Noel ağacının altına birbirinden şık hediye paketlerini dizip çocukları günlerce merak ve sevinç içinde bırakma, ‘advent takvimi’ ile yavruları 24 gün boyunca sevindirme inceliği bizde ne gezer? Biz Allah’ın en kutsal saydığı günleri kapitalizmin en sevimsiz sembolü ile kirletirken, çocukların masum ellerine kirli paraları sıkıştırıyoruz.

Bu insanlar Noel’e özgü, geleneksel yemeklerin hatırlandığı mütevazi sofralarda ailecek bir araya gelirken; biz kuş sütünden başka her şeyin bulunduğu sofralarımızda görgüsüzlük ve müsriflik ayinleri tertip ediyoruz.
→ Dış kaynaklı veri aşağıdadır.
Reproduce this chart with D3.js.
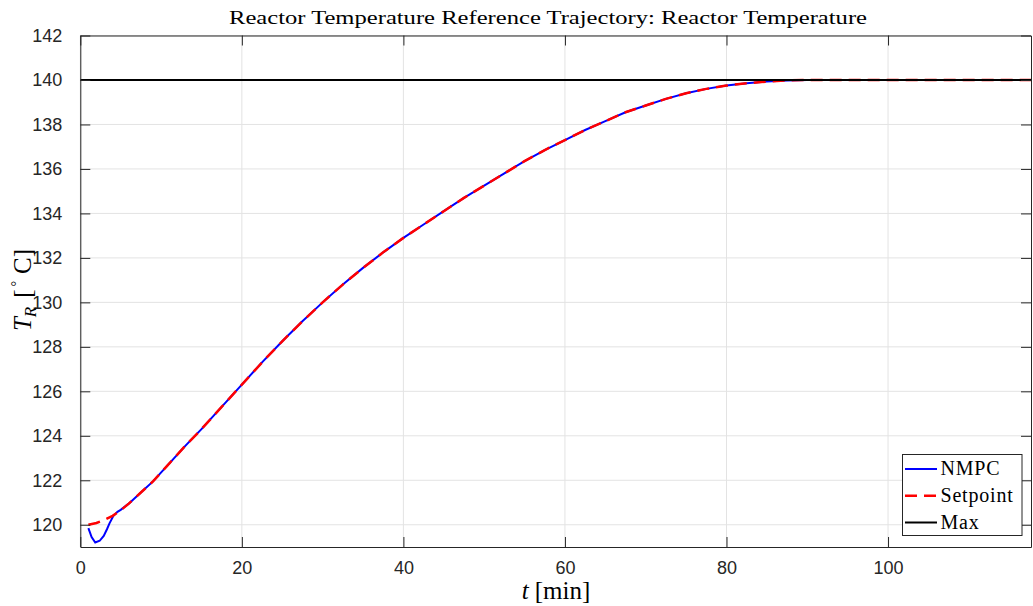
<!DOCTYPE html>
<html>
<head>
<meta charset="utf-8">
<script src="https://cdn.jsdelivr.net/npm/d3@7/dist/d3.min.js"></script>
<style>
  html, body { margin: 0; padding: 0; background: #fff; }
  svg { display: block; }
</style>
</head>
<body>
<svg id="chart" width="1033" height="606"></svg>
<script>
// ---- data ----
const setpointT = [1, 2, 3, 4, 5, 6, 7.5, 9, 11, 13, 15, 17.5, 20, 22.5, 25, 27.5, 30, 32.5, 35, 37.5, 40, 42.5, 45, 47.5, 50, 52.5, 55, 57.5, 60, 62.5, 65, 67.5, 70, 72.5, 75, 77.5, 80, 82.5, 85, 87.5, 90, 95, 100, 105, 110, 115, 117.7];
const setpointV = [120.0, 120.08, 120.22, 120.4, 120.65, 120.95, 121.45, 121.95, 122.75, 123.55, 124.3, 125.3, 126.3, 127.3, 128.25, 129.15, 130.0, 130.8, 131.55, 132.25, 132.9, 133.5, 134.1, 134.7, 135.25, 135.8, 136.35, 136.85, 137.3, 137.75, 138.15, 138.55, 138.85, 139.15, 139.4, 139.6, 139.75, 139.85, 139.93, 139.98, 140.0, 140.0, 140.0, 140.0, 140.0, 140.0, 140.0];
const nmpcT = [1, 1.4, 1.85, 2.4, 2.9, 3.3, 3.6, 4.1, 4.6, 5, 6, 7.5, 9, 11, 13, 15, 17.5, 20, 22.5, 25, 27.5, 30, 32.5, 35, 37.5, 40, 42.5, 45, 47.5, 50, 52.5, 55, 57.5, 60, 62.5, 65, 67.5, 70, 72.5, 75, 77.5, 80, 82.5, 85, 87.5, 90, 95, 100, 105, 110, 115, 117.7];
const nmpcV = [119.85, 119.45, 119.2, 119.28, 119.5, 119.8, 120.05, 120.4, 120.58, 120.67, 120.95, 121.45, 121.95, 122.75, 123.55, 124.3, 125.3, 126.3, 127.3, 128.25, 129.15, 130.0, 130.8, 131.55, 132.25, 132.9, 133.5, 134.1, 134.7, 135.25, 135.8, 136.35, 136.85, 137.3, 137.75, 138.15, 138.55, 138.85, 139.15, 139.4, 139.6, 139.75, 139.85, 139.93, 139.98, 140.0, 140.0, 140.0, 140.0, 140.0, 140.0, 140.0];
const maxT = [0, 117.7];
const maxV = [140, 140];
const xTicks = [0, 20, 40, 60, 80, 100];
const yTicks = [120, 122, 124, 126, 128, 130, 132, 134, 136, 138, 140, 142];
const legendLabels = ["NMPC", "Setpoint", "Max"];
const titleText = "Reactor Temperature Reference Trajectory: Reactor Temperature";

// ---- layout ----
const L = 80.3, R = 1031, T = 35.5, B = 547;
const svg = d3.select("#chart");
const x = d3.scaleLinear().domain([0, 117.7]).range([L, R]);
const y = d3.scaleLinear().domain([119, 142]).range([B, T]);
const axisColor = "#262626";
const serif = "'Liberation Serif', 'Times New Roman', serif";

// grid
const g = svg.append("g");
g.selectAll(".gx").data(xTicks).enter().append("line")
  .attr("x1", d => x(d)).attr("x2", d => x(d)).attr("y1", T).attr("y2", B)
  .attr("stroke", "#e3e3e3").attr("stroke-width", 1);
g.selectAll(".gy").data(yTicks).enter().append("line")
  .attr("x1", L).attr("x2", R).attr("y1", d => y(d)).attr("y2", d => y(d))
  .attr("stroke", "#e3e3e3").attr("stroke-width", 1);

// lines
const line = d3.line().x(d => x(d[0])).y(d => y(d[1]));
svg.append("clipPath").attr("id", "clip").append("rect")
  .attr("x", L).attr("y", T).attr("width", R - L).attr("height", B - T);
const plot = svg.append("g").attr("clip-path", "url(#clip)");
plot.append("path").datum(d3.zip(nmpcT, nmpcV)).attr("d", line)
  .attr("fill", "none").attr("stroke", "#0000ff").attr("stroke-width", 2);
plot.append("path").datum(d3.zip(setpointT, setpointV)).attr("d", line)
  .attr("fill", "none").attr("stroke", "#ff0000").attr("stroke-width", 2.5)
  .attr("stroke-dasharray", "12,7");
plot.append("path").datum(d3.zip(maxT, maxV)).attr("d", line)
  .attr("fill", "none").attr("stroke", "#000000").attr("stroke-width", 2);

// axes (ticks inward, box)
const tickLen = 10;
const axB = d3.axisBottom(x).tickValues(xTicks).tickSizeInner(-tickLen).tickSizeOuter(0).tickPadding(14);
const axT = d3.axisTop(x).tickValues(xTicks).tickSizeInner(-tickLen).tickSizeOuter(0).tickFormat("");
const axL = d3.axisLeft(y).tickValues(yTicks).tickSizeInner(-tickLen).tickSizeOuter(0).tickPadding(18);
const axR = d3.axisRight(y).tickValues(yTicks).tickSizeInner(-tickLen).tickSizeOuter(0).tickFormat("");

function style(sel) {
  sel.select(".domain").attr("stroke", axisColor).attr("stroke-width", 1);
  sel.selectAll(".tick line").attr("stroke", axisColor).attr("stroke-width", 1);
  sel.selectAll(".tick text").attr("fill", axisColor)
    .style("font-family", "'Liberation Sans', Arial, sans-serif").style("font-size", "18px");
}
svg.append("g").attr("transform", `translate(0,${B})`).call(axB).call(style);
svg.append("g").attr("transform", `translate(0,${T})`).call(axT).call(style);
svg.append("g").attr("transform", `translate(${L},0)`).call(axL).call(style);
svg.append("g").attr("transform", `translate(${R},0)`).call(axR).call(style);

// title
svg.append("text").attr("x", 548).attr("y", 24)
  .attr("text-anchor", "middle")
  .style("font-family", serif).style("font-size", "19px")
  .attr("fill", "#000")
  .attr("textLength", 638).attr("lengthAdjust", "spacingAndGlyphs")
  .text(titleText);

// x label
const xl = svg.append("text").attr("x", 556).attr("y", 599).attr("text-anchor", "middle")
  .style("font-family", serif).style("font-size", "25px")
  .attr("fill", "#000");
xl.append("tspan").style("font-style", "italic").text("t");
xl.append("tspan").attr("dx", 6).text("[min]");

// y label
const yl = svg.append("text").attr("transform", `translate(31,290) rotate(-90)`).attr("text-anchor", "middle")
  .style("font-family", serif).style("font-size", "25px")
  .attr("fill", "#000");
yl.append("tspan").style("font-style", "italic").text("T");
yl.append("tspan").style("font-style", "italic").style("font-size", "17px").attr("dy", 5).text("R");
yl.append("tspan").attr("dy", -5).attr("dx", 9).text("[");
yl.append("tspan").style("font-size", "14px").attr("dy", -10).attr("dx", 3).text("°");
yl.append("tspan").attr("dy", 10).attr("dx", 7).text("C]");

// legend
const lg = svg.append("g");
lg.append("rect").attr("x", 902.5).attr("y", 454.5).attr("width", 119.5).attr("height", 81)
  .attr("fill", "#fff").attr("stroke", axisColor).attr("stroke-width", 1);
const legStyles = [
  { c: "#0000ff", w: 2, dash: null },
  { c: "#ff0000", w: 2.5, dash: "12,7" },
  { c: "#000000", w: 2, dash: null }
];
const ly = d3.scalePoint().domain(legendLabels).range([469, 522.5]);
legendLabels.forEach((lab, i) => {
  const s = legStyles[i];
  const ln = lg.append("line").attr("x1", 905).attr("x2", 937).attr("y1", ly(lab)).attr("y2", ly(lab))
    .attr("stroke", s.c).attr("stroke-width", s.w);
  if (s.dash) ln.attr("stroke-dasharray", s.dash);
  lg.append("text").attr("x", 940.5).attr("y", ly(lab) + 6)
    .style("font-family", serif).style("font-size", "20px")
    .style("letter-spacing", "0.8px")
    .attr("fill", "#000").text(lab);
});
</script>
</body>
</html>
Lütfen tat, şekil, içerik ve ambalaj olarak âdeta birer sanat eserine dönüştürülen Noel tatlılarına, şekerlemelerine, kurabiye ve çikolatalarına bir bakın!  Sonra bir de asker karavanası gibi vitrinlere dizdiğimiz tepsi tepsi baklavaları; en adi plastik malzemeye sarıp marketlerde çuvalla müşterilerin önüne döktüğümüz bayram şekerlerini gözünüzün önüne getirin! Tabii, sentezci milletiz ya! Yetmedi bir de Avrupa’nın 18. ve 19. yüzyılda kullandığı, ucuz parfüm kolonyayı bayramların vazgeçilmezi hâline getirmişiz.

Avrupalı çocuklar Noel Baba yılda bir gelip kendilerine şekerleme ve kurabiye dağıtacak diye günleri iple çekerken, bizim çocuklar ellerine tutuşturulan şekerleri görünce yüzünü ekşitiyor. Neden?

Bayramlarımızdaki hediye geleneğini banknot ve metal paralarla öyle bir bayağılaştırmışız ki, çocuk öpmesi için uzatılan eli az sonra cüzdana gitmesi gereken bir robot kolu gibi görüyor. Ve o kol avucuna para yerine şeker koyunca afallıyor çocuk.

Ve en önemlisi: Bayramları ölümsüzleştiren hikâyeler, masallar, şiirler, türküler, şarkılar nerede?

Noel dediğin sadece yiyecek, içecek, elbise ve hediyelik eşya satan dükkânlara gelmiyor. Kitapçılar itina ile hazırlanmış, çocuklar için albenili şekilde resimlenmiş hikâye, masal ve tarih kitapları ile dolup taşarken; danışmanlık şirketi Ernst & Young (EY) tarafından yaptırılan bir araştırmaya göre kitap, Noel hediyeleri arasında üçüncü sırada yer alıyor.

Allah aşkına bizim hangi kitapçıya bayram geliyor?